[Written exercise]:
Return each line containing "that".

------ Given records

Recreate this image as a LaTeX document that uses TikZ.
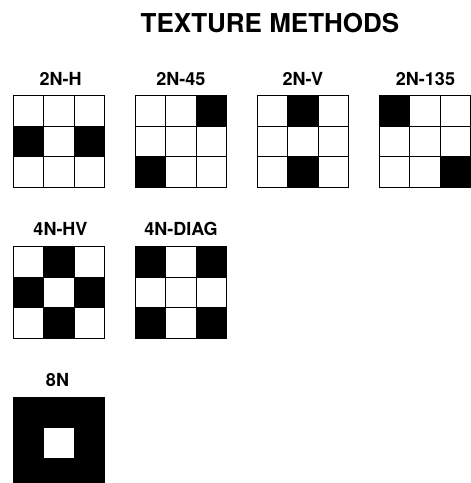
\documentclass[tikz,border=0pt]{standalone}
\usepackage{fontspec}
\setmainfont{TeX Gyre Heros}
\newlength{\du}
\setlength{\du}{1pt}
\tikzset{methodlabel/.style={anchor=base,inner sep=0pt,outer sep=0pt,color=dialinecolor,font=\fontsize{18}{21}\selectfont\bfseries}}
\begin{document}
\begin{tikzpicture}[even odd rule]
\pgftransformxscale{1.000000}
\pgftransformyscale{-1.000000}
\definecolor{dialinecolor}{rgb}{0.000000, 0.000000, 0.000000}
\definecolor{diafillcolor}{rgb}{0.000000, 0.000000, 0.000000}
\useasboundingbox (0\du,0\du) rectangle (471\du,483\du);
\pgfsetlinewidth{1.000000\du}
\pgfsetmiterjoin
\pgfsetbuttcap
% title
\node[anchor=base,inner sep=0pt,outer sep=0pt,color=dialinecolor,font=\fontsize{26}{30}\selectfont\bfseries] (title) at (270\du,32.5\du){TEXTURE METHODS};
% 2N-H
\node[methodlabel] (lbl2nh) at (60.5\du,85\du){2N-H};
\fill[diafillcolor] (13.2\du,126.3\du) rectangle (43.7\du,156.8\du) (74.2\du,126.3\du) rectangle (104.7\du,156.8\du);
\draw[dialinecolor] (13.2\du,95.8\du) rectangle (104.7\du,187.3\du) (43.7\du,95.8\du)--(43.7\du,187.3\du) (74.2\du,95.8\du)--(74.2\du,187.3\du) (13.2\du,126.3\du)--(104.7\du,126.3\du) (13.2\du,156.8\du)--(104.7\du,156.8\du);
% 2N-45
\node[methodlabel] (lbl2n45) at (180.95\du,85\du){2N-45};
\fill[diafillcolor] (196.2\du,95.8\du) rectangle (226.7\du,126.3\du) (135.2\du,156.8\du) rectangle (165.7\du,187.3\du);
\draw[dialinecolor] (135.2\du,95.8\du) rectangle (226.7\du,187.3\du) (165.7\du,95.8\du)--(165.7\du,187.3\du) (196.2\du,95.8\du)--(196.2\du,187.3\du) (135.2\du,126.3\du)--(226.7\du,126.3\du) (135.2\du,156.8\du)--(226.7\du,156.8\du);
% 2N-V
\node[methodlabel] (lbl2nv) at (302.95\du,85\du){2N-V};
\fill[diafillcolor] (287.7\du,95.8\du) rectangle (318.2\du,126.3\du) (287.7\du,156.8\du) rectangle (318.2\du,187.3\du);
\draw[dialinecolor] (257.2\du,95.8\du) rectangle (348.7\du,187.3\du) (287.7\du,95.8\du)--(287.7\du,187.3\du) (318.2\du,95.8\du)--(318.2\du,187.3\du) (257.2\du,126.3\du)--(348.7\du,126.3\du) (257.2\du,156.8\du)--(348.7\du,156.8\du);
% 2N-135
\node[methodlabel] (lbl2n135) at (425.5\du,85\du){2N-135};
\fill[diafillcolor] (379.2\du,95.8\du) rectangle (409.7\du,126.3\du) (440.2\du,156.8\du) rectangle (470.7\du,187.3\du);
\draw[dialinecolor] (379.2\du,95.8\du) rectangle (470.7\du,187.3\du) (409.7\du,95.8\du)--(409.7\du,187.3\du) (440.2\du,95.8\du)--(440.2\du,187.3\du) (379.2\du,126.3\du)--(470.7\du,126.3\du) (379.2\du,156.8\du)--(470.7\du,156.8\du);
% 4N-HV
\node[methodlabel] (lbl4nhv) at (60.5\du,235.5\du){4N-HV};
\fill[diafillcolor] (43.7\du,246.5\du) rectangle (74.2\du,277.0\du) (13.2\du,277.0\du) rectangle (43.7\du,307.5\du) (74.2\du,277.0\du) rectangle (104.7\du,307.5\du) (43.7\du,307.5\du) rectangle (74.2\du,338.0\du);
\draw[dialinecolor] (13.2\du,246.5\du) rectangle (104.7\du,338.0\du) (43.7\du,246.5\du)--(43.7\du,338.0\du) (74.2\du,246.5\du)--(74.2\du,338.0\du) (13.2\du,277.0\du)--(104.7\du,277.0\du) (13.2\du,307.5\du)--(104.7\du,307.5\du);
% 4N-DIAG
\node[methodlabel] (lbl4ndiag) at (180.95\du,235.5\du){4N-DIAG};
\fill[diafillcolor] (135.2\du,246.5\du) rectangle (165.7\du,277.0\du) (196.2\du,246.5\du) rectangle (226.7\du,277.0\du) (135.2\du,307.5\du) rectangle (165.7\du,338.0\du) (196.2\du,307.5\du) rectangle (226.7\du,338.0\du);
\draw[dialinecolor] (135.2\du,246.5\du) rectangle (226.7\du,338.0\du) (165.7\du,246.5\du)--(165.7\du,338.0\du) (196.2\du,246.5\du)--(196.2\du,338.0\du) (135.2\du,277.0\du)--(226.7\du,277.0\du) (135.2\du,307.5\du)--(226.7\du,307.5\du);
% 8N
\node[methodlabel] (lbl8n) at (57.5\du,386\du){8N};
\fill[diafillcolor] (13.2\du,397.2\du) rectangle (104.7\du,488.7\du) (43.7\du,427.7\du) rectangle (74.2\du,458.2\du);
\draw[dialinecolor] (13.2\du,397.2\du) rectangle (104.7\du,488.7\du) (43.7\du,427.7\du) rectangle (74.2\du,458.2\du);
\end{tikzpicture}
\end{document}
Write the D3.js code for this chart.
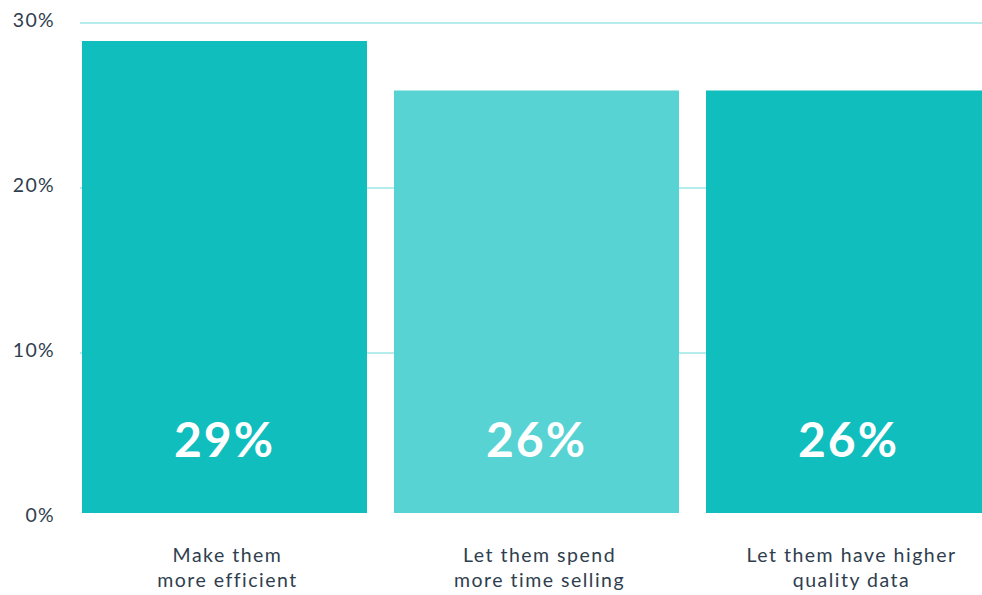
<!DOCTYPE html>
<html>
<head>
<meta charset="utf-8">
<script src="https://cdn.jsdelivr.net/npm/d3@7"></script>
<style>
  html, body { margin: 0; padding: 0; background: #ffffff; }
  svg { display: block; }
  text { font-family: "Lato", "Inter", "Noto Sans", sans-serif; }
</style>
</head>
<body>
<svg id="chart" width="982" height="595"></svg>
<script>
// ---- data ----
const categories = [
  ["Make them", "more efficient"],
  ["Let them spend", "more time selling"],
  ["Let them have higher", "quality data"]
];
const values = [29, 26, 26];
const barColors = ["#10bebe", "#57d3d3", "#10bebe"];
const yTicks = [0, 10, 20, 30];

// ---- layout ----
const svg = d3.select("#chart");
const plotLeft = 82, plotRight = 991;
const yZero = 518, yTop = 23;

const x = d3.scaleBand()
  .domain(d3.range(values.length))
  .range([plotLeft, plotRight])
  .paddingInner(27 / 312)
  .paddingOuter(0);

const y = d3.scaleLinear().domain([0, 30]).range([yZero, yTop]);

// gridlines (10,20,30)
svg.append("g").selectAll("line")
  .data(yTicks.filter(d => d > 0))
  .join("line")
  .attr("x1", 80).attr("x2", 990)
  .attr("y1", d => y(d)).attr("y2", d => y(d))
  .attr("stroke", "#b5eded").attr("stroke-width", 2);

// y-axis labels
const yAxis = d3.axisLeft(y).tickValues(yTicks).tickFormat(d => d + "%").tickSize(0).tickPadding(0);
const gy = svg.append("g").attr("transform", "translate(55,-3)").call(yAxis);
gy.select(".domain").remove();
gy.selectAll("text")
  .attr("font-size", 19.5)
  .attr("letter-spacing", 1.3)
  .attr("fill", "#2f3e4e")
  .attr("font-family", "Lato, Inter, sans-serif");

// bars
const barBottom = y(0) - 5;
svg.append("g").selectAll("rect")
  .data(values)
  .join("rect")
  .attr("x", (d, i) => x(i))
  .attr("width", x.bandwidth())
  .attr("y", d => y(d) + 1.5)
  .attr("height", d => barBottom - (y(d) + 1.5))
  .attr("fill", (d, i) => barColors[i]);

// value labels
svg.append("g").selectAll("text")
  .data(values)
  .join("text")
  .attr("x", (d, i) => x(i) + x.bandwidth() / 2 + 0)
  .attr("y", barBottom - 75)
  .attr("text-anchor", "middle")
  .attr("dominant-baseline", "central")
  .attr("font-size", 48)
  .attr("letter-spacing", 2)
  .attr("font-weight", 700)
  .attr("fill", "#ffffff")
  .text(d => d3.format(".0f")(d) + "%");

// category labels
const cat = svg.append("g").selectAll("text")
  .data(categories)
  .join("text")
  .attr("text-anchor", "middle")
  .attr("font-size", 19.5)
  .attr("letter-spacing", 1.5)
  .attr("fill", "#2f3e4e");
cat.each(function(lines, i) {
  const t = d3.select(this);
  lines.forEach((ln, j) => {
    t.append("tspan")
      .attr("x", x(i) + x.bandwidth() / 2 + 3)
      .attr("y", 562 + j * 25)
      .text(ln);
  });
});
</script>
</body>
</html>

------------
------ Given records

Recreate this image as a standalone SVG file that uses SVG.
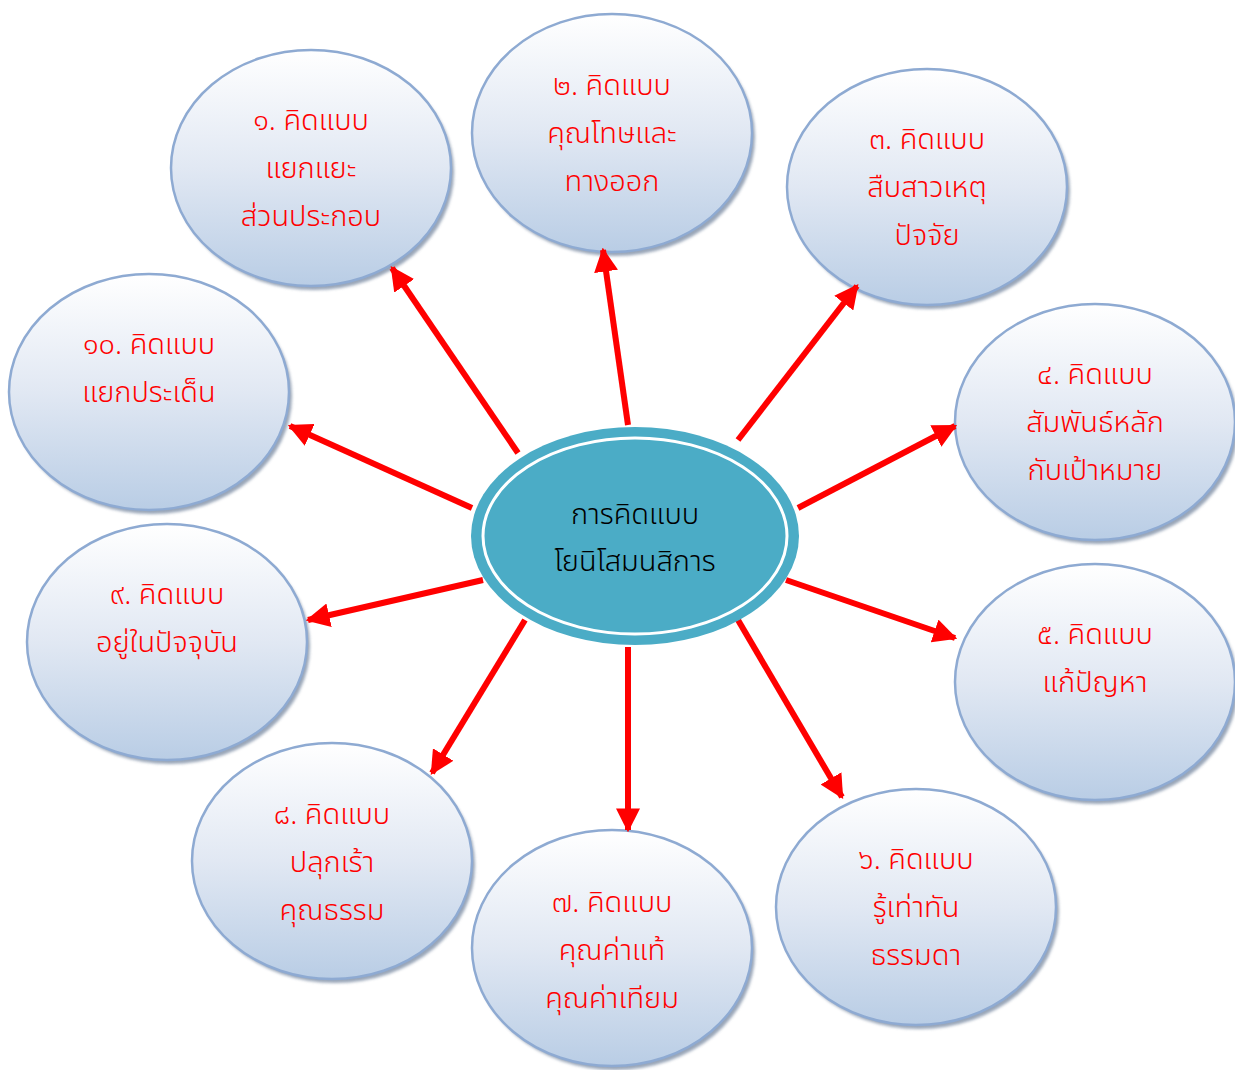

------------
------ Given records

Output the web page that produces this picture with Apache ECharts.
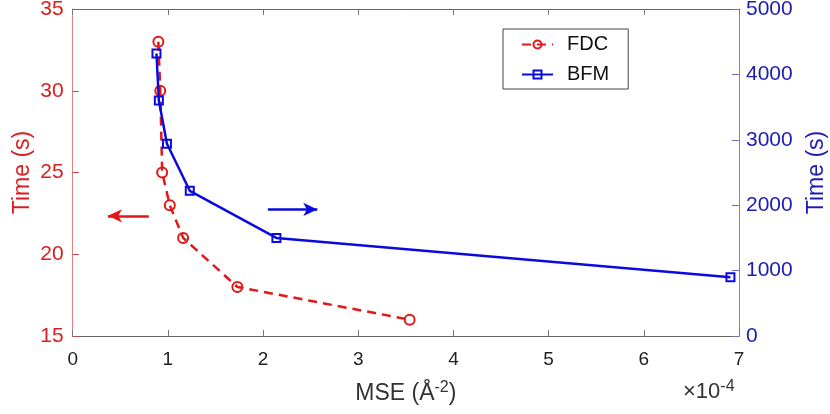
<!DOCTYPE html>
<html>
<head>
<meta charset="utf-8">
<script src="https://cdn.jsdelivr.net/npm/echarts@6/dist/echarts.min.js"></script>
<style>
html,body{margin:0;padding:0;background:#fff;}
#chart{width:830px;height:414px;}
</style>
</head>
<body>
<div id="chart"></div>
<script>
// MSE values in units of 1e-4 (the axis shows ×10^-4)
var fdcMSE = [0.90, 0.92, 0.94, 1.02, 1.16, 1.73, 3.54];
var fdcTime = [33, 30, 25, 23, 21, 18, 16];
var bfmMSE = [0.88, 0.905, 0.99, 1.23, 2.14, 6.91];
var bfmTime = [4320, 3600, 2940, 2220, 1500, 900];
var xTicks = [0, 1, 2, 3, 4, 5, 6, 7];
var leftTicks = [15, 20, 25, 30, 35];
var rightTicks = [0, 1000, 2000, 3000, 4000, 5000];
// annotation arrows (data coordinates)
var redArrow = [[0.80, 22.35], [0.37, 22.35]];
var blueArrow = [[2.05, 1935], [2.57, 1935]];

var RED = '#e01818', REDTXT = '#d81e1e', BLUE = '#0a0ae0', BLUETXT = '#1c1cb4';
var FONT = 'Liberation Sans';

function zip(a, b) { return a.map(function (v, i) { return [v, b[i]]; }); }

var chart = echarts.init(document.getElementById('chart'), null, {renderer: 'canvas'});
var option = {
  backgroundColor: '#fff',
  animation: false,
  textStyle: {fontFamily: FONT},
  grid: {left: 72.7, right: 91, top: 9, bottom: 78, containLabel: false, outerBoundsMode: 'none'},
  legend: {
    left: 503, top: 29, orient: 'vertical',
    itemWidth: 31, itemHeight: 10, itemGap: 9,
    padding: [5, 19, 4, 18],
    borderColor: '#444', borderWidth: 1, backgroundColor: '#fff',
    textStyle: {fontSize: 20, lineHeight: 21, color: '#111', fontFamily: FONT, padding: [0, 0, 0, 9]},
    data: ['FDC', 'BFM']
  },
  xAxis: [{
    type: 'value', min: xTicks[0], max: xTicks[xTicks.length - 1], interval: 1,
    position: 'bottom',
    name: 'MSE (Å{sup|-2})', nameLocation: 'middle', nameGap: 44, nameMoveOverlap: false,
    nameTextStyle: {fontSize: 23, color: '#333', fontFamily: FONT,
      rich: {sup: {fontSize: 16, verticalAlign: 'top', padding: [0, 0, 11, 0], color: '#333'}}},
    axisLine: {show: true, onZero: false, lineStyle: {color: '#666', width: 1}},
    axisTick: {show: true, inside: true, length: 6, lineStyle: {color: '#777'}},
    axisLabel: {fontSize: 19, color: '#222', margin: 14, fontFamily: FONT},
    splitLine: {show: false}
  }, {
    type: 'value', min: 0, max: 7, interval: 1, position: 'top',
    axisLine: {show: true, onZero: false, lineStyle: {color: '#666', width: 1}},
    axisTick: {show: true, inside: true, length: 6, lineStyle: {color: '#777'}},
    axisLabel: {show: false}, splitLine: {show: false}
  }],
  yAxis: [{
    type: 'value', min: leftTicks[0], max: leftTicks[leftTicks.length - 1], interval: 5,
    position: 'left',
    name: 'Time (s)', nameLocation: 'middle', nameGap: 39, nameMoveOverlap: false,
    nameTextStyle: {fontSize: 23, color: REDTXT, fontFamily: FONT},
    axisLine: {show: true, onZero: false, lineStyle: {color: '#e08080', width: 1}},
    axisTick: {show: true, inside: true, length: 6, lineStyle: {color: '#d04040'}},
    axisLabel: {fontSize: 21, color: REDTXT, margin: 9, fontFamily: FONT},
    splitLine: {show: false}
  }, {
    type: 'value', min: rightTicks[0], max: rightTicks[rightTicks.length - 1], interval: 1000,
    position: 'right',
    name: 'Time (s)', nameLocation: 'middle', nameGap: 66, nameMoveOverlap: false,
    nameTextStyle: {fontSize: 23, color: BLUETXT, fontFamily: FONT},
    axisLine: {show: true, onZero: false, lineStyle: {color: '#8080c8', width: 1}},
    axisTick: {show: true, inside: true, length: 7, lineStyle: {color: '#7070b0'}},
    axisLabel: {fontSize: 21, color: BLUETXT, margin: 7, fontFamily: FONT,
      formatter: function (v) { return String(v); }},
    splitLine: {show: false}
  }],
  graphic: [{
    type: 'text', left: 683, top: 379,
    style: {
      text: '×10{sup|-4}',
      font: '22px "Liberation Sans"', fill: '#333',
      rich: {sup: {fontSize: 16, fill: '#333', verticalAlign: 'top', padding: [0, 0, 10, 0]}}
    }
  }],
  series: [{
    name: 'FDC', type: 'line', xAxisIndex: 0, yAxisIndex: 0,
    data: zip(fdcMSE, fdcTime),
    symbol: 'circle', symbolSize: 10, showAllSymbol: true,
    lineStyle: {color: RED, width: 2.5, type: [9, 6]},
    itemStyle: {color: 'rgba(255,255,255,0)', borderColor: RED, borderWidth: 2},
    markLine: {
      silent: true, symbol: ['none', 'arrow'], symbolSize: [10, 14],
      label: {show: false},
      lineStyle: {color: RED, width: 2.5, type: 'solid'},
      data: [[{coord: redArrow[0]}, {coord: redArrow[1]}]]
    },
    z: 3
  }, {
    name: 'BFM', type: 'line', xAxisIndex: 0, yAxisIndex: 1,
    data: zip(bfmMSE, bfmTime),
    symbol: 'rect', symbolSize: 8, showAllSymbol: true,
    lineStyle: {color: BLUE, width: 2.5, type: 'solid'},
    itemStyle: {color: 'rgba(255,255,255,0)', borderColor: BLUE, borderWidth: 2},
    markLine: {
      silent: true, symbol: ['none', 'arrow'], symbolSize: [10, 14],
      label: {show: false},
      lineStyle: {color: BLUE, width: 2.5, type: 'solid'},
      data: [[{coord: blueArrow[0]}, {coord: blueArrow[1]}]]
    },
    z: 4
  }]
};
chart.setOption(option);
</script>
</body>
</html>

------------

[Output of the exercise]:
Recreate this image as a LaTeX document that uses TikZ.
Recreate this image as a standalone SVG file that uses SVG.
Output the web page that produces this picture with Apache ECharts.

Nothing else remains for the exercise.